Feds drop dental flossing recommendations to dentists’ chagrin

RENO, Nev. (KOLO) (10/5/2018) – Chances are good if you go to the dentist, a tooth examination will be followed by the question, “Do you floss your teeth and how often?”

Dental hygienist flossing a patient’s teeth during a periodic tooth cleaning, Photo Date: 2006

Dentists and hygienists know daily flossing lowers the risk of tooth decay and gum disease. The dental world has been recommending it since 1908.

It was strange, then, to learn two years ago that the federal government removed dental flossing as part of Dietary Guidelines for Americans, stating it needed scientific evidence to make such a recommendation.

“Well, dentists were saying, no, you should floss. It is beneficial. It really helps. Even if the government doesn’t recommend, it we recommend it. We see the benefits every day,” said Dr. Lisa Collier with Community Health Alliance.

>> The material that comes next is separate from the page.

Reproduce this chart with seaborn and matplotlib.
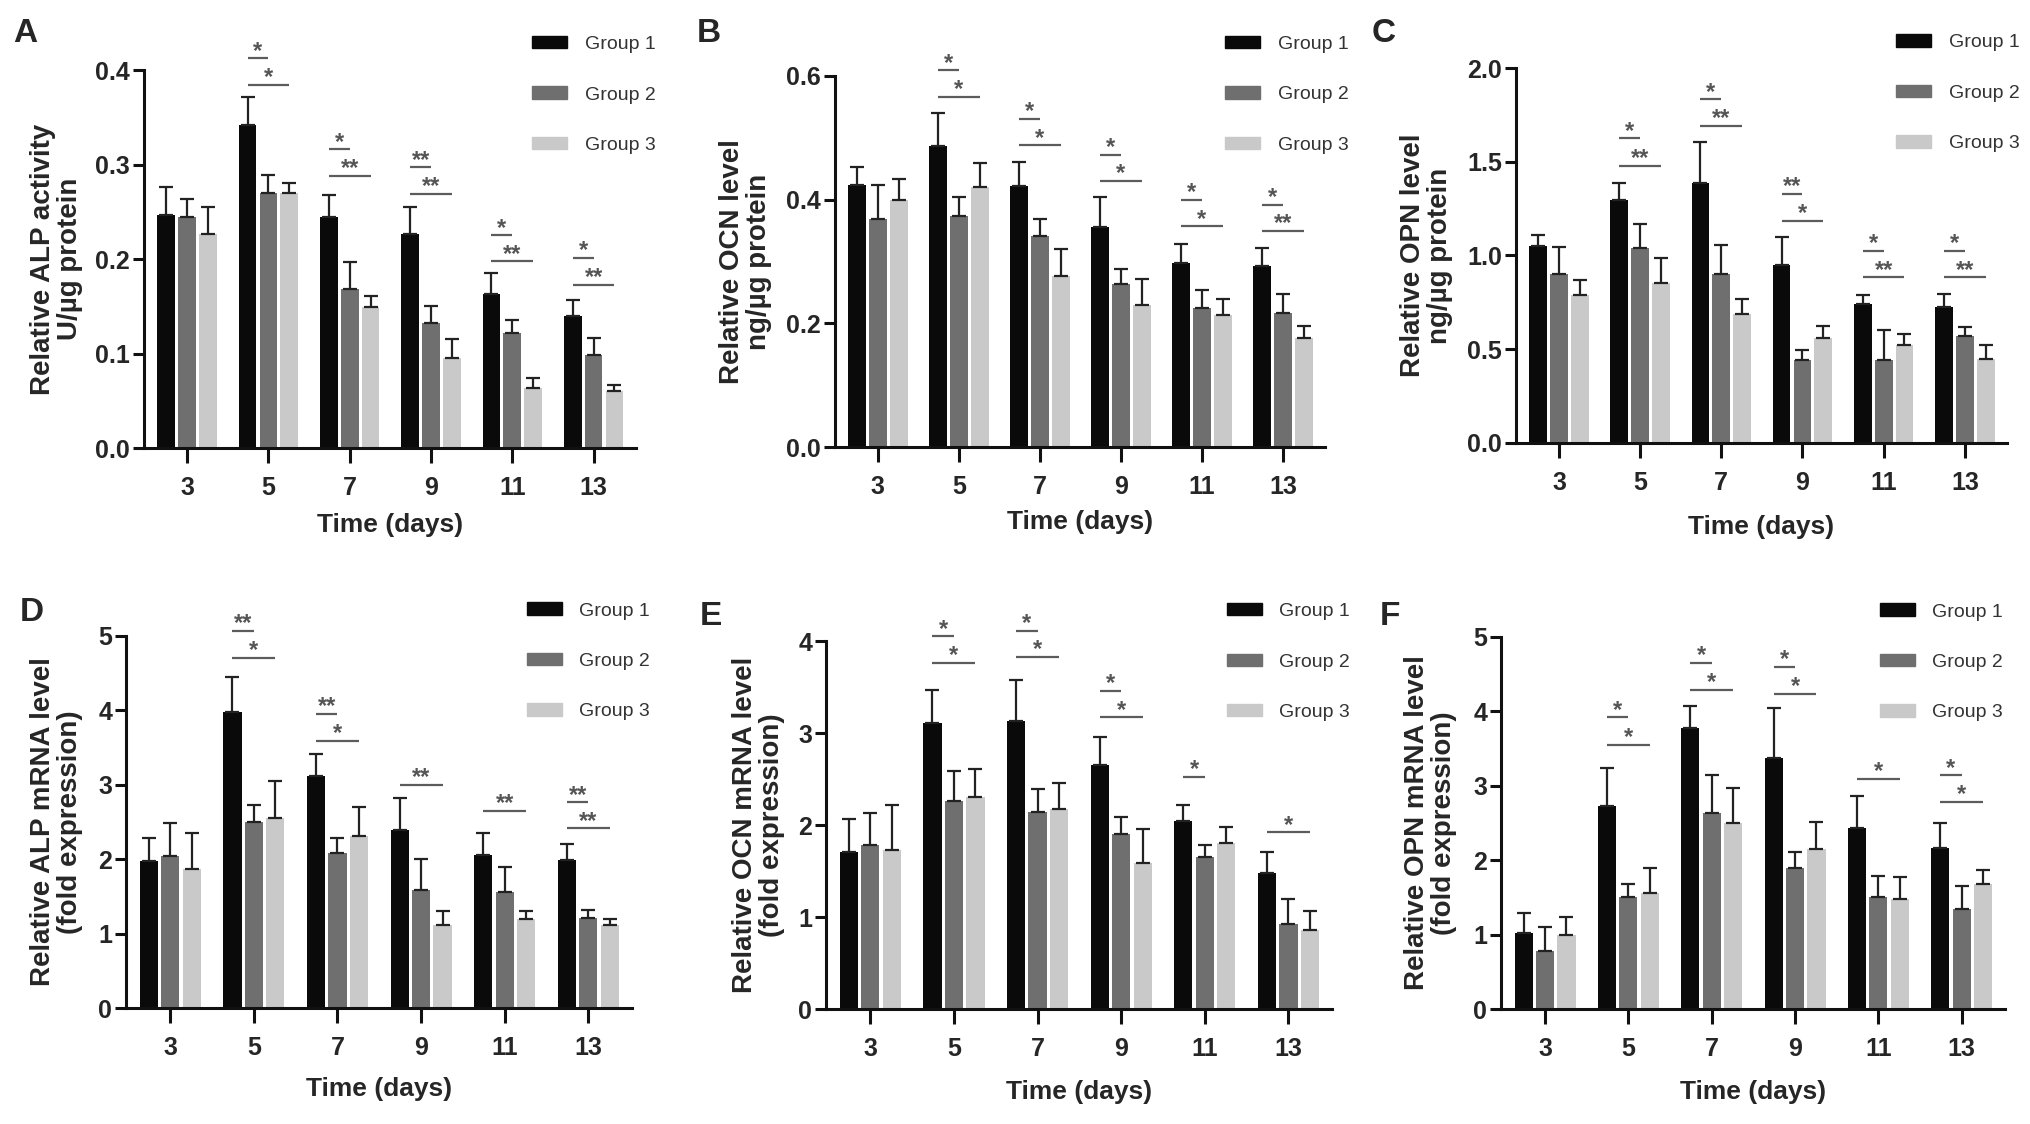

She said it would be virtually impossible to conduct a scientific study on the benefits of dental flossing. That’s because she said researchers would have to compare two groups, one that is told to floss while the other group is told not to floss.

Such a study could last several years, Collier said, and dental experts know what would happen to the group that did not floss.

“So it is really not ethical to have a whole group of people not floss, when we know it would be good for them,” she said.

Two years after the flossing recommendation was rescinded, she doesn’t see much change in her patients’ habits, other than the loss of a recommendation may have reinforced their positions.

That means those who don’t want to floss will use the lack of scientific evidence to remain floss-free. Those who do floss are simply ignoring what can’t be scientifically proven but that still means positive dental checkups.